#### Your goal:
Transcribe each line of the material as it is, and drop any picture.

#### Available data:
★ ★ ★ ★ ★ ★ ★
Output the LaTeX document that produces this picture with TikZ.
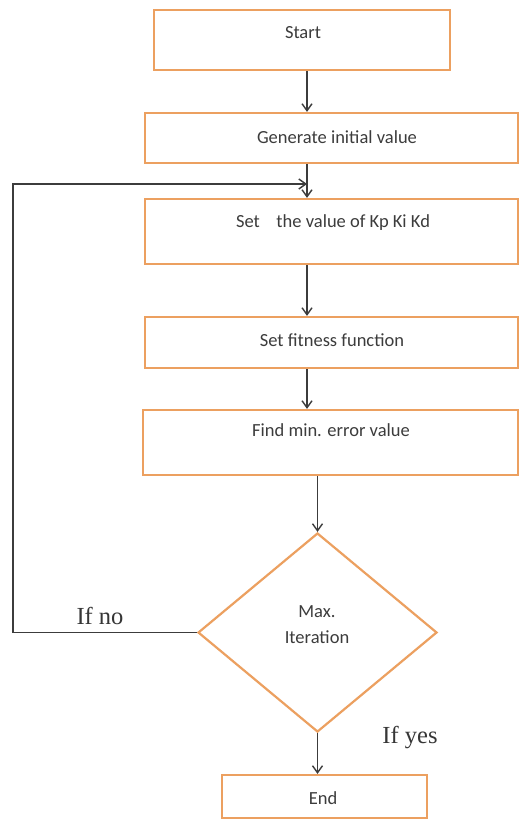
\documentclass[tikz,border=0pt]{standalone}
\usepackage{fontspec}
\setmainfont{Carlito}
\newfontfamily\serifx{Liberation Serif}
\usetikzlibrary{shapes.geometric,arrows.meta}
\definecolor{boxor}{RGB}{236,160,96}
\definecolor{ink}{RGB}{60,60,60}
\begin{document}
\begin{tikzpicture}[x=1pt,y=-1pt,
  box/.style={draw=boxor, line width=2.2pt, fill=white, inner sep=0pt},
  txt/.style={font=\fontsize{18.5}{26}\selectfont, text=ink, inner sep=0pt, align=center},
  lbl/.style={font=\serifx\fontsize{24.5}{28}\selectfont, text=ink!90!black, inner sep=0pt},
  arr/.style={draw=ink, line width=1.4pt, -{Straight Barb[length=7pt,width=10pt]}}]
\useasboundingbox[fill=white] (0,0) rectangle (520,821);
% boxes
\node[box, minimum width=296pt, minimum height=60pt] (start) at (302,40) {};
\node[box, minimum width=373pt, minimum height=50pt] (gen) at (331.5,138) {};
\node[box, minimum width=373pt, minimum height=65pt] (set) at (331.5,231.5) {};
\node[box, minimum width=373pt, minimum height=51pt] (fit) at (331.5,342.5) {};
\node[box, minimum width=375pt, minimum height=65pt] (find) at (330.5,442.5) {};
\node[box, diamond, minimum width=239pt, minimum height=199pt] (dia) at (317.5,632.5) {};
\node[box, minimum width=205pt, minimum height=43pt] (end) at (324.5,796.5) {};
% texts
\node[txt] (tstart) at (303,33) {Start};
\node[txt] (tgen) at (337,137) {Generate initial value};
\node[txt] (tset) at (333,223) {Set\hspace{0.9em}the value of Kp Ki Kd};
\node[txt] (tfit) at (332,340) {Set fitness function};
\node[txt] (tfind) at (331,430) {Find min. error value};
\node[txt] (tmax) at (317,625) {Max.\\Iteration};
\node[txt] (tend) at (323,798) {End};
\node[lbl] (ifno) at (100,616) {If no};
\node[lbl] (ifyes) at (410,738) {If yes};
% connectors
\coordinate (colA) at (307,0);
\coordinate (lc) at (13,0);
\coordinate (lt) at (307,184);
\draw[arr] (start.south -| colA) -- (gen.north -| colA);
\draw[arr] (gen.south -| colA) -- (set.north -| colA);
\draw[arr] (set.south -| colA) -- (fit.north -| colA);
\draw[arr] (fit.south -| colA) -- (find.north -| colA);
\draw[arr] (find.south -| dia.north) -- (dia.north);
\draw[arr] (dia.south) -- (dia.south |- end.north);
\draw[arr] (dia.west) -- (dia.west -| lc) -- (lt -| lc) -- (lt);
\end{tikzpicture}
\end{document}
★ ★ ★ ★ ★ ★ ★
#### Answer in full:
Output the LaTeX document that produces this picture with TikZ.
\documentclass[tikz,border=0pt]{standalone}
\usepackage{fontspec}
\setmainfont{Carlito}
\newfontfamily\serifx{Liberation Serif}
\usetikzlibrary{shapes.geometric,arrows.meta}
\definecolor{boxor}{RGB}{236,160,96}
\definecolor{ink}{RGB}{60,60,60}
\begin{document}
\begin{tikzpicture}[x=1pt,y=-1pt,
  box/.style={draw=boxor, line width=2.2pt, fill=white, inner sep=0pt},
  txt/.style={font=\fontsize{18.5}{26}\selectfont, text=ink, inner sep=0pt, align=center},
  lbl/.style={font=\serifx\fontsize{24.5}{28}\selectfont, text=ink!90!black, inner sep=0pt},
  arr/.style={draw=ink, line width=1.4pt, -{Straight Barb[length=7pt,width=10pt]}}]
\useasboundingbox[fill=white] (0,0) rectangle (520,821);
% boxes
\node[box, minimum width=296pt, minimum height=60pt] (start) at (302,40) {};
\node[box, minimum width=373pt, minimum height=50pt] (gen) at (331.5,138) {};
\node[box, minimum width=373pt, minimum height=65pt] (set) at (331.5,231.5) {};
\node[box, minimum width=373pt, minimum height=51pt] (fit) at (331.5,342.5) {};
\node[box, minimum width=375pt, minimum height=65pt] (find) at (330.5,442.5) {};
\node[box, diamond, minimum width=239pt, minimum height=199pt] (dia) at (317.5,632.5) {};
\node[box, minimum width=205pt, minimum height=43pt] (end) at (324.5,796.5) {};
% texts
\node[txt] (tstart) at (303,33) {Start};
\node[txt] (tgen) at (337,137) {Generate initial value};
\node[txt] (tset) at (333,223) {Set\hspace{0.9em}the value of Kp Ki Kd};
\node[txt] (tfit) at (332,340) {Set fitness function};
\node[txt] (tfind) at (331,430) {Find min. error value};
\node[txt] (tmax) at (317,625) {Max.\\Iteration};
\node[txt] (tend) at (323,798) {End};
\node[lbl] (ifno) at (100,616) {If no};
\node[lbl] (ifyes) at (410,738) {If yes};
% connectors
\coordinate (colA) at (307,0);
\coordinate (lc) at (13,0);
\coordinate (lt) at (307,184);
\draw[arr] (start.south -| colA) -- (gen.north -| colA);
\draw[arr] (gen.south -| colA) -- (set.north -| colA);
\draw[arr] (set.south -| colA) -- (fit.north -| colA);
\draw[arr] (fit.south -| colA) -- (find.north -| colA);
\draw[arr] (find.south -| dia.north) -- (dia.north);
\draw[arr] (dia.south) -- (dia.south |- end.north);
\draw[arr] (dia.west) -- (dia.west -| lc) -- (lt -| lc) -- (lt);
\end{tikzpicture}
\end{document}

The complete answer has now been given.